Sementara dalam pasal 119 dan pasal 123 ayat 3 disebutkan jika PNS yang mencalonkan diri atau dicalonkan menjadi Gubernur/Wakil Gubernur, Bupati/Wakil Bupati, Walikota/Wakil Walikota wajib menyatakan pengunduran diri secara tertulis sebagai PNS sejak ditetapkan sebagai calon peserta pemilihan Gubernur/Wakil Gubernur, Bupati/Wakil Bupati, Walikota/Wakil Walikota. Sedangkan PNS yang tidak melaksanakan ketentuan tersebut, dijatuhi sanksi hukuman disiplin.

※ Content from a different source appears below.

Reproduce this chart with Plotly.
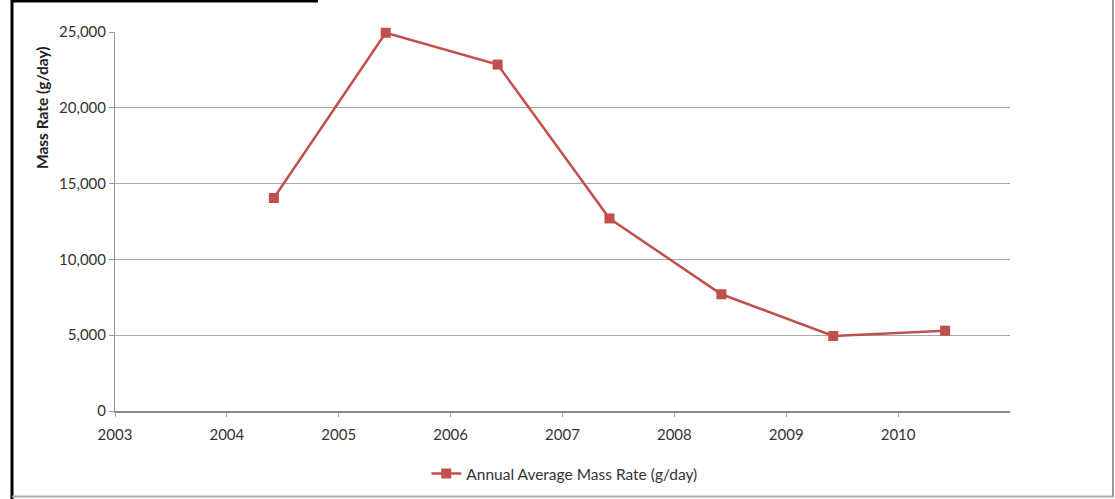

Surat yang ditetapkan pada 27 Desember 2017 itu disebutkan sesuai dengan Peraturan Pemerintah Republik Indonesia Nomor 53 tahun 2010 tentang Disiplin Pegawai Negeri Sipil akan dijatuhkan hukuman disiplin tingkat sedang hingga berat. Sanksi adalah penundaan kenaikan gaji berkala selama 1 tahun. Kemudian penundaan pangkat selama 1 tahun, dan penurunan pangkat setingkat lebih rendah selama 1 tahun.
Sedangkan untuk disiplin tingkat berat dapat dijatuhkan sanksi berupa penurunan pangkat setingkat lebih rendah selama tiga tahun. Selain itu dapat dijatuhkan pemindahan dalam rangka penurunan jabatan setingkat lebih rendah. Kemudian pembebasan dari jabatan atau pemberhentian dengan hormat tidak atas permintaan sendiri sebagai PNS.
Menteri Pendayagunaan Aparatur Negara dan Reformasi Birokrasi Asman Abnur pun telah menyampaikan imbauan kepada para Pejabat Pembina Kepegawaian atau kepala daerah untuk mengupayakan terciptanya iklim yang kondusif, untuk memberikan kesempatan pada PNS untuk melaksanakan hak pilih. "Diperlukan juga pengawasan kepada para bawahan sebelum, selama, maupun sesudah masa kampanye," kata dia.